[WHAT YOU SHOULD DO] Exclude the pictures and return every line exactly as written.
*-*-*
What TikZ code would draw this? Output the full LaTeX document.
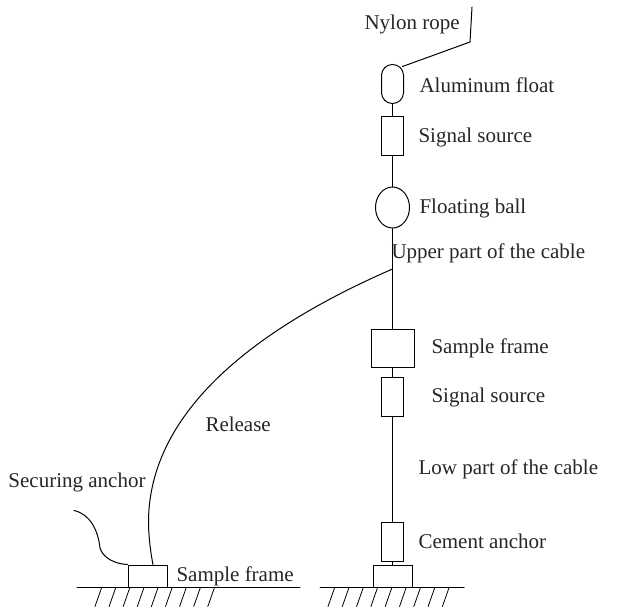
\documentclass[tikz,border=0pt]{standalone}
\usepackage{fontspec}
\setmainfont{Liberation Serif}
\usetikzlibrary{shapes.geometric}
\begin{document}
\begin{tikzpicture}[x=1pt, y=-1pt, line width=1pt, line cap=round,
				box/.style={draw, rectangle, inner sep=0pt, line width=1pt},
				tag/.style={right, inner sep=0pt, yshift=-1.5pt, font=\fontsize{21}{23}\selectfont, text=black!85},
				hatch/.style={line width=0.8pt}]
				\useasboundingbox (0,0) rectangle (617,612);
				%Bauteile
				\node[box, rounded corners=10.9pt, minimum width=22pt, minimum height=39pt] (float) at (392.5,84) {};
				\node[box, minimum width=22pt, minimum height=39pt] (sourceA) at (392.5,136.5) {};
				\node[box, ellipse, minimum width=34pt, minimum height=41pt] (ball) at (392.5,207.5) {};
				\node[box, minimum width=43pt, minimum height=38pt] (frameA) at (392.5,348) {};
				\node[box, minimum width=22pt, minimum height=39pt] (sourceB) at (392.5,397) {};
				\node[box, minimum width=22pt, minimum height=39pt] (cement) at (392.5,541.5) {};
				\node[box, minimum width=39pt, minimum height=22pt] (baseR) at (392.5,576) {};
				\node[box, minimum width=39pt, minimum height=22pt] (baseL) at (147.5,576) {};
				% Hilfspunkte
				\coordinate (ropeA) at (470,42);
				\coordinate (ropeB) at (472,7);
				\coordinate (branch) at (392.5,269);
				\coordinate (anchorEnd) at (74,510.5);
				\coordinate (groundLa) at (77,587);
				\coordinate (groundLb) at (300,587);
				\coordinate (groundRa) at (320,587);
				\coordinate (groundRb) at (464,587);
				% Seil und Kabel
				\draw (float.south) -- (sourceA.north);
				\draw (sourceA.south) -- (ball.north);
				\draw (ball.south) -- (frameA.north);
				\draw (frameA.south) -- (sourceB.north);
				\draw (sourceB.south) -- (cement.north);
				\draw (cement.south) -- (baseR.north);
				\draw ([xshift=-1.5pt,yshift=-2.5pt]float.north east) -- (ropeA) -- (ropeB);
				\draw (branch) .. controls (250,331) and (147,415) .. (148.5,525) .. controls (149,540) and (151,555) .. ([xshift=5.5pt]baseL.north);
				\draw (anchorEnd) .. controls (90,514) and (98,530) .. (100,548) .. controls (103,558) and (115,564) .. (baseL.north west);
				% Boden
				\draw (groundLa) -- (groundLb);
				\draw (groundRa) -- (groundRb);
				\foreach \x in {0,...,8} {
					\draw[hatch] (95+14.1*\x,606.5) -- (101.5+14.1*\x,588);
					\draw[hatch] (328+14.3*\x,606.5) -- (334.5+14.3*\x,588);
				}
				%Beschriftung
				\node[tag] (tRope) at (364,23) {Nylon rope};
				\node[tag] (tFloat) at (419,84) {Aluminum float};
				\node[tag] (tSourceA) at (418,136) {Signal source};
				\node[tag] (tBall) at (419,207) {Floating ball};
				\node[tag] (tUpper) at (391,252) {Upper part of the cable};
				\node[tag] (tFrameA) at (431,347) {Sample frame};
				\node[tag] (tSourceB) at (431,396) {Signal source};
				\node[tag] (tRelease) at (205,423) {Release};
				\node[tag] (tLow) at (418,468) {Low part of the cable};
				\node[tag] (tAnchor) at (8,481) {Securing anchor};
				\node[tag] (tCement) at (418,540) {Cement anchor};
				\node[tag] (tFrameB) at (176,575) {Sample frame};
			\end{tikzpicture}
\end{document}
*-*-*
[FULL RESPONSE]
What TikZ code would draw this? Output the full LaTeX document.
\documentclass[tikz,border=0pt]{standalone}
\usepackage{fontspec}
\setmainfont{Liberation Serif}
\usetikzlibrary{shapes.geometric}
\begin{document}
\begin{tikzpicture}[x=1pt, y=-1pt, line width=1pt, line cap=round,
				box/.style={draw, rectangle, inner sep=0pt, line width=1pt},
				tag/.style={right, inner sep=0pt, yshift=-1.5pt, font=\fontsize{21}{23}\selectfont, text=black!85},
				hatch/.style={line width=0.8pt}]
				\useasboundingbox (0,0) rectangle (617,612);
				%Bauteile
				\node[box, rounded corners=10.9pt, minimum width=22pt, minimum height=39pt] (float) at (392.5,84) {};
				\node[box, minimum width=22pt, minimum height=39pt] (sourceA) at (392.5,136.5) {};
				\node[box, ellipse, minimum width=34pt, minimum height=41pt] (ball) at (392.5,207.5) {};
				\node[box, minimum width=43pt, minimum height=38pt] (frameA) at (392.5,348) {};
				\node[box, minimum width=22pt, minimum height=39pt] (sourceB) at (392.5,397) {};
				\node[box, minimum width=22pt, minimum height=39pt] (cement) at (392.5,541.5) {};
				\node[box, minimum width=39pt, minimum height=22pt] (baseR) at (392.5,576) {};
				\node[box, minimum width=39pt, minimum height=22pt] (baseL) at (147.5,576) {};
				% Hilfspunkte
				\coordinate (ropeA) at (470,42);
				\coordinate (ropeB) at (472,7);
				\coordinate (branch) at (392.5,269);
				\coordinate (anchorEnd) at (74,510.5);
				\coordinate (groundLa) at (77,587);
				\coordinate (groundLb) at (300,587);
				\coordinate (groundRa) at (320,587);
				\coordinate (groundRb) at (464,587);
				% Seil und Kabel
				\draw (float.south) -- (sourceA.north);
				\draw (sourceA.south) -- (ball.north);
				\draw (ball.south) -- (frameA.north);
				\draw (frameA.south) -- (sourceB.north);
				\draw (sourceB.south) -- (cement.north);
				\draw (cement.south) -- (baseR.north);
				\draw ([xshift=-1.5pt,yshift=-2.5pt]float.north east) -- (ropeA) -- (ropeB);
				\draw (branch) .. controls (250,331) and (147,415) .. (148.5,525) .. controls (149,540) and (151,555) .. ([xshift=5.5pt]baseL.north);
				\draw (anchorEnd) .. controls (90,514) and (98,530) .. (100,548) .. controls (103,558) and (115,564) .. (baseL.north west);
				% Boden
				\draw (groundLa) -- (groundLb);
				\draw (groundRa) -- (groundRb);
				\foreach \x in {0,...,8} {
					\draw[hatch] (95+14.1*\x,606.5) -- (101.5+14.1*\x,588);
					\draw[hatch] (328+14.3*\x,606.5) -- (334.5+14.3*\x,588);
				}
				%Beschriftung
				\node[tag] (tRope) at (364,23) {Nylon rope};
				\node[tag] (tFloat) at (419,84) {Aluminum float};
				\node[tag] (tSourceA) at (418,136) {Signal source};
				\node[tag] (tBall) at (419,207) {Floating ball};
				\node[tag] (tUpper) at (391,252) {Upper part of the cable};
				\node[tag] (tFrameA) at (431,347) {Sample frame};
				\node[tag] (tSourceB) at (431,396) {Signal source};
				\node[tag] (tRelease) at (205,423) {Release};
				\node[tag] (tLow) at (418,468) {Low part of the cable};
				\node[tag] (tAnchor) at (8,481) {Securing anchor};
				\node[tag] (tCement) at (418,540) {Cement anchor};
				\node[tag] (tFrameB) at (176,575) {Sample frame};
			\end{tikzpicture}
\end{document}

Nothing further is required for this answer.